# Cleaning the NOW corpus
This notebook shows the cleaning process that will be used for the ADA project. Here, only a sample of the data is used (from [here](https://www.corpusdata.org/now_corpus.asp)), but the methods should be the same once scaled to the full database.

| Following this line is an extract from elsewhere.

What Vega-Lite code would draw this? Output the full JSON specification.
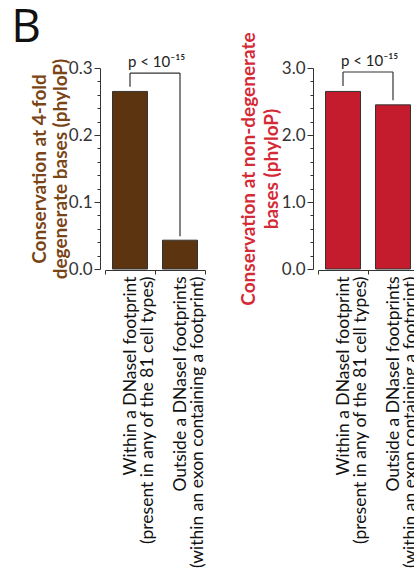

The NOW database is composed of billions of words from online newspapers and magazines from 20 different countries. The data we downloaded comes in different files which can be used together or independently. These files are:

1. **now-samples-lexicon.txt**: this is the full dictionnary of the english language, a lexicon. It contains four clolumns, `wID` which is the word id, `word` the actual word, `lemma` which is family of the word (ie: if word is walked, lemma is walk) and `PoS` which is the part of speech.
2. **now-samples_sources.txt**: this is the source of every text, in order it contains the text id, the number of words, the date, the country, the website, the url and title of the article.
3. **text.txt**: this file has the complete texts of the articles, the first column is the `textID` in the format @@textID, the second column is the full text, complete with html paragraphs and headers. It is important to note that to prevent plagiarism, every 200 words, 10 words are replaced by the string "@ @ @ @ @ @ @ @ @ @". Combined words are also split, example "can't" is written as "ca n't" and punctuation is surrounded by spaces.
4. **wordLemPoS.txt**: finally, this file contains the `word`, `lemma` and `PoS` for each word in the texts, one by one, so one could read the texts by reading doewn the columns. Along with that is the `textID` from where the word is and an `ID (seq)` which we don't know what it does.

In [1]:
import findspark
findspark.init()

import numpy as np
import pandas as pd
import matplotlib.pyplot as plt
import re
from pyspark.sql import *
from pyspark.sql.functions import *

spark = SparkSession.builder.getOrCreate()
sc = spark.sparkContext

## text.txt

In [2]:
text_rdd = sc.textFile('sample_data/text.txt') \
            .filter(lambda r: len(r)>20)

In [3]:
text_raw_schema = text_rdd.map(lambda r: Row(text=r)) 
text_raw = spark.createDataFrame(text_raw_schema)

In [7]:
text_raw = text_raw.withColumn('textID', regexp_extract('text','(\d+)',1))
text = text_raw.rdd.map(lambda r: (re.sub('@@\d+ ','',r[0]),r[1])).map(lambda r: Row(text=r[0],textID=r[1])).toDF()
text.show()

+--------------------+------+
|                text|textID|
+--------------------+------+
|<p> Sol Yurick , ...| 11241|
|<h> That 's What ...| 11242|
|<h> A sublime cro...| 11243|
|<h> Reflecting on...| 11244|
|<h> Ask Ars : Doe...| 21242|
|<p> NEW YORK -- A...| 21243|
|<p> IRELAND 'S Ol...| 31240|
|<h> Shakira launc...| 31241|
|<p> ENTREPRENEUR ...| 31242|
|<p> Syrian women ...| 41240|
|<h> Published byS...| 41241|
|<h> The Bay Bridg...| 41244|
|<h> MPAA Lobbies ...| 51243|
|<h> Mum 's fight ...| 61240|
|<h> IPPC to inves...| 61242|
|<p> North America...| 71240|
|<h> James Ferguss...| 71241|
|<h> From Richard ...| 71242|
|<h> ' Incompatibl...| 71243|
|<h> Mary Leakey ,...| 71244|
+--------------------+------+
only showing top 20 rows